On the 30th of April, 1839, Mr. Adams delivered before the Historical Society of New York a discourse entitled "The Jubilee of the Constitution;" it being the fiftieth year after the inauguration of George Washington as President of the United States. Of all his occasional productions, this was, probably, the most labored. In it he traces the history of the constitution of the United States from the period antecedent to the American Revolution, through the events of that war, to the circumstances which led to its adoption, concluding with a solemn admonition to adhere to the principles of the Declaration of Independence, practically interwoven into the constitution of the United States.
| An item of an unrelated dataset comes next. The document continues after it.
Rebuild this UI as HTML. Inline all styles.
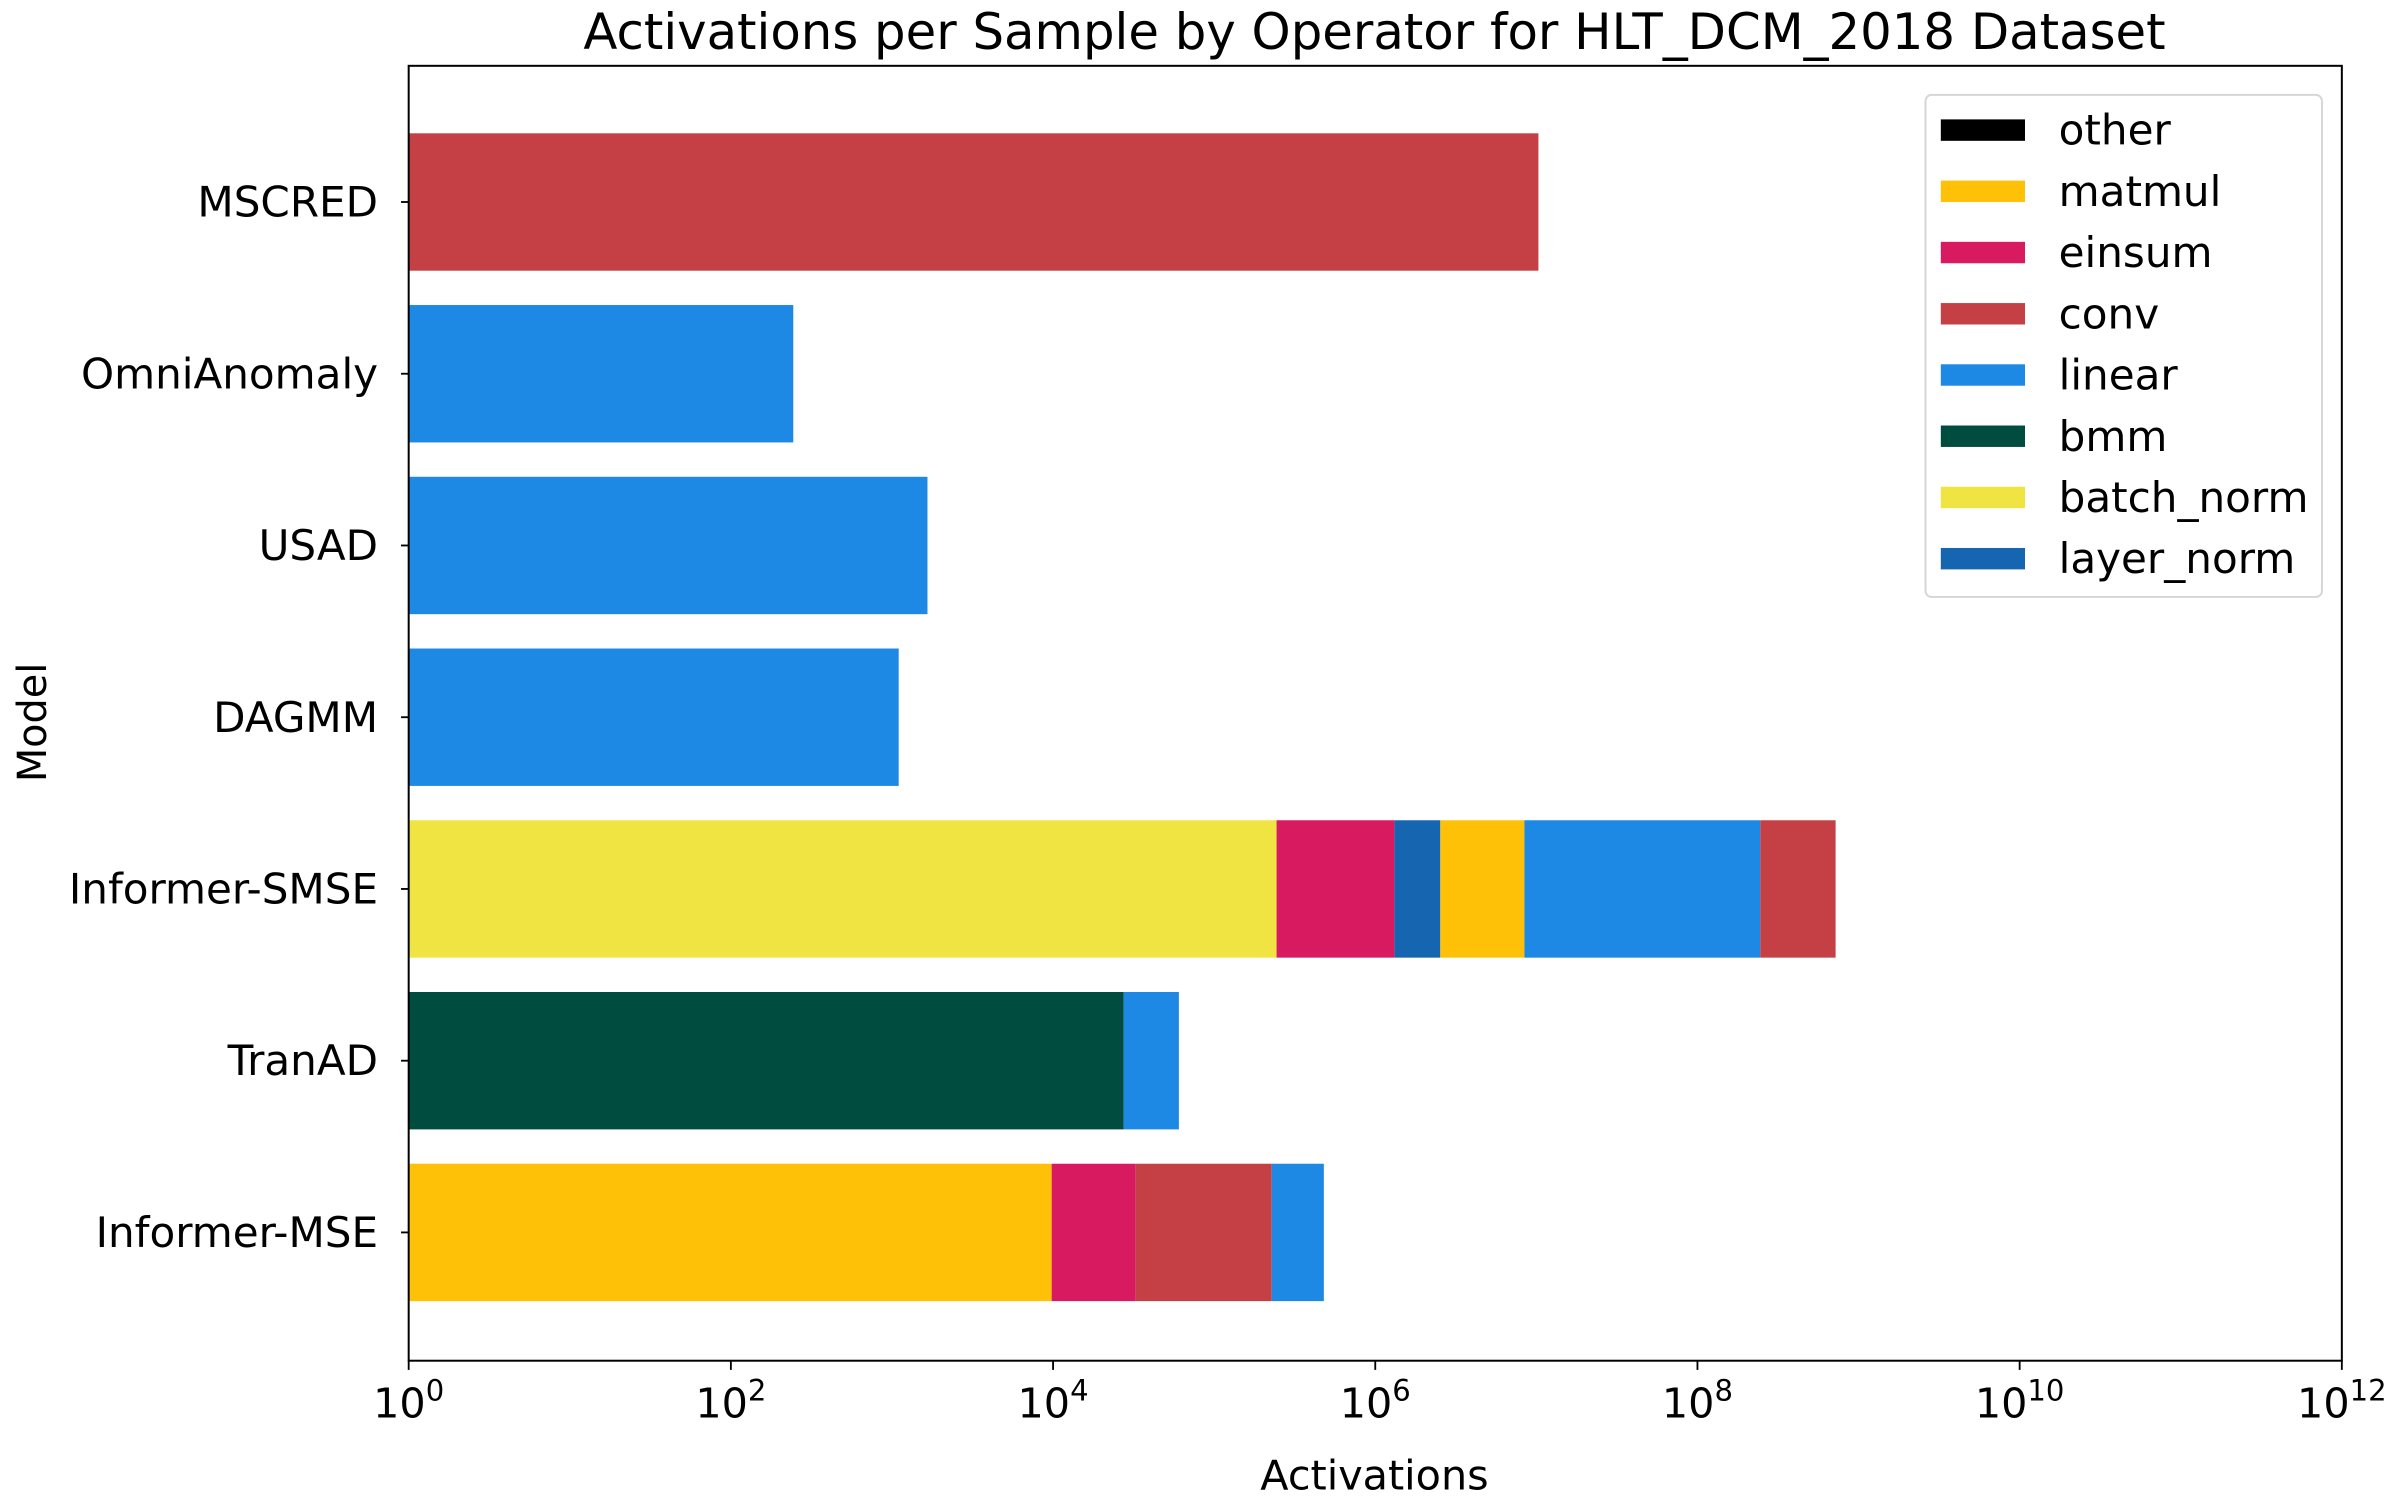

In October, 1839, in an address to the inhabitants of Braintree, of which "Education" was the topic, he traces that of New England to the Christian religion, of which the Bible was the text-book and foundation, and the revelation of eternal life. He then illustrated the history of that religion by recapitulating the difficulties it had to encounter through ages of persecution; commented upon the ecclesiastical hierarchy established under Constantine, and the abuses arising from the policy of the Church of Rome, until their final exposure by Martin Luther, out of which emanated the Protestant faith. The display of learning, the power of reasoning, and the suggestive thoughts, in this occasional essay, exhibit the extent and depth of his studies of the sacred volume, to which, more than to any other, the strength of his mind had been devoted.